Armenia -- Head of the Civil Service Council Manvel Badalian, undated

Armenia -- Head of the Civil Service Council Manvel Badalian, undated

The head of a body overseeing Armenia’s state bureaucracy on Thursday accused government ministers of aggressively pushing patronage appointments of new civil servants affiliated with their respective political parties.


Manvel Badalian, chairman of the State Council on Civil Service, charged that the three parties making up the country’s ruling coalition are keen to place their members and loyalists in various government agencies in violation of an Armenian law adopted in 2002.

The law mandates the selection of ministry personnel and other civil servants on a solely competitive basis that takes into account their professional qualifications, rather than political views or affiliations. Badalian’s council, formed by the president of the republic, is tasked with holding relevant job contests, evaluating civil servants’ performance and protecting them against arbitrary dismissal.

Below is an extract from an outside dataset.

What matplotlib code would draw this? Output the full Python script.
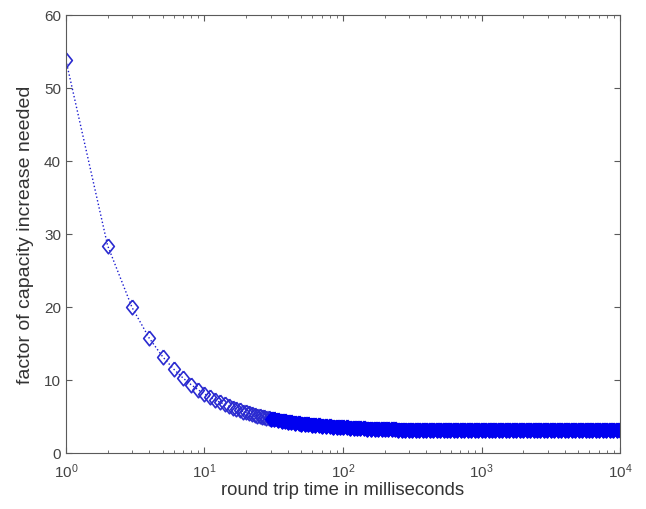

Speaking at a weekly meeting of Prime Minister Tigran Sarkisian’s cabinet, Badalian angrily complained about unnamed ministers who he said are guided by partisanship and other “subjective approaches” in advocating various personnel appointments.

“Our parties seem to be becoming employment centers,” he said. “Because of them, many civil servants now carry different party membership cards in their pockets.”

“Perhaps I am being a bit emotional but this is the reality. We will regret these phenomena tomorrow,” the official warned, demanding that the government “put an end to this arbitrary and subjective practice which has become more widespread lately.”

“You know better than I what’s going on, the candidates who are proposed to you and whom you are trying to push at any cost,” Badalian told ministers. He declined to name any official allegedly involved in the practice, however. Nor did he specify how many patronage appointments have been blocked by the State Council on Civil Service.

Sarkisian, who is affiliated with the main governing Republican Party of Armenia (HHK), seemed to take the extraordinary criticism seriously, urging the council to make full use of its legal powers in ensuring the integrity of the selection process. “We are expressing our support to the success of your mission,” he told Badalian.

None of several ministers interviewed by RFE/RL’s Armenian service after the cabinet session admitted lobbying for fellow party members or other loyalists seeking civil service positions. Armen Ashotian, a senior HHK figure who was appointed as education minister last year, said: “There have been no media reports on such practices in our ministry in the past year.”

“This is an unknown issue to me,” said Culture Minister Hasmik Poghosian, who has no party affiliation. Both Poghosian and Ashotian made clear at the same time that they find Badalian’s concerns justified.